On 2012, Sep 13, , at 15:37, Paul Nord wrote:


Here's an imponderable question for you... Will the bob of a dropped pendulum maintain its distance from the support?

Paul


This reminds me of an AJP described experiment wherein a pendulum is supported by a cart on an inclined track**.

So imponderable refers to the P. not having any ponder?

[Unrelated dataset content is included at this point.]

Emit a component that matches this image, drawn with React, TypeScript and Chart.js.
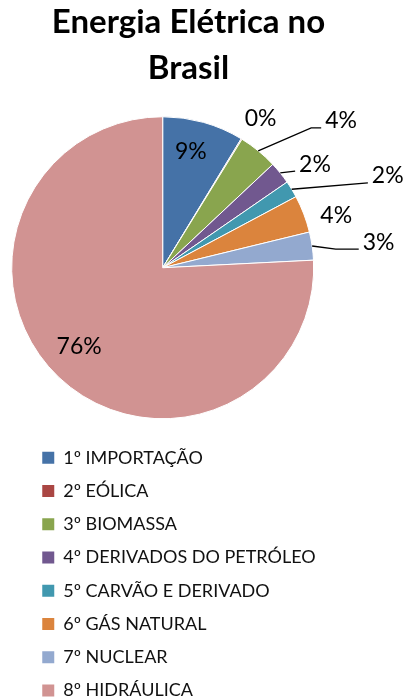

The reason I ask is (I've posted similarly earlier.) some horologists are puzzled why the arguably best pendulum clock was "so" poor at detecting the position of the sun and moon. Several other not as "good" do well including one manufactured about a century ago. (the Synchronome at the US Naval Observatory). One horologist has suggested that the failure was due to the amplitude control of the clock. It is then thought this requires the amplitude, in addition to the beat (period) to change with g. Obviously it does if the change is not "adiabatic". So I found an elevator in Santa Clara that according to the SMD in my MacBook has a surprisingly constant acceleration for several seconds. However, even w/ a very short period I don't think it would be sufficiently adiabatic. Furthermore, the jerk is rather great. So I propose a modified Atwood's machine wherein the acceleration is obtained slowly by having the counter weight a funnel that drips sand. Before I go to the great trouble of making a 20 foot track to ensure a reasonably stable support, the counter weight, and pulley. I think my best method of data collection is a Quest 2, which I must purchase, and a rotary motion sensor suspension. The Quest 2 has an integral SMD (accelerometer).

Comments please.

** A simple exptal. demo of the p. of equivalence. W. Klein 65, p.316 ff.

bc even after reading the long threads is still confused.

p.s. After a little thought perhaps the horizontal acceleration resulting from Galileo's method (inclined track) won't affect my analysis, so I can use a RMS for both a measure of the acceleration and the amplitude and period of the P, and use my Quest 1. I still have the problem of "applying" the acceleration slowly compared to the P's period.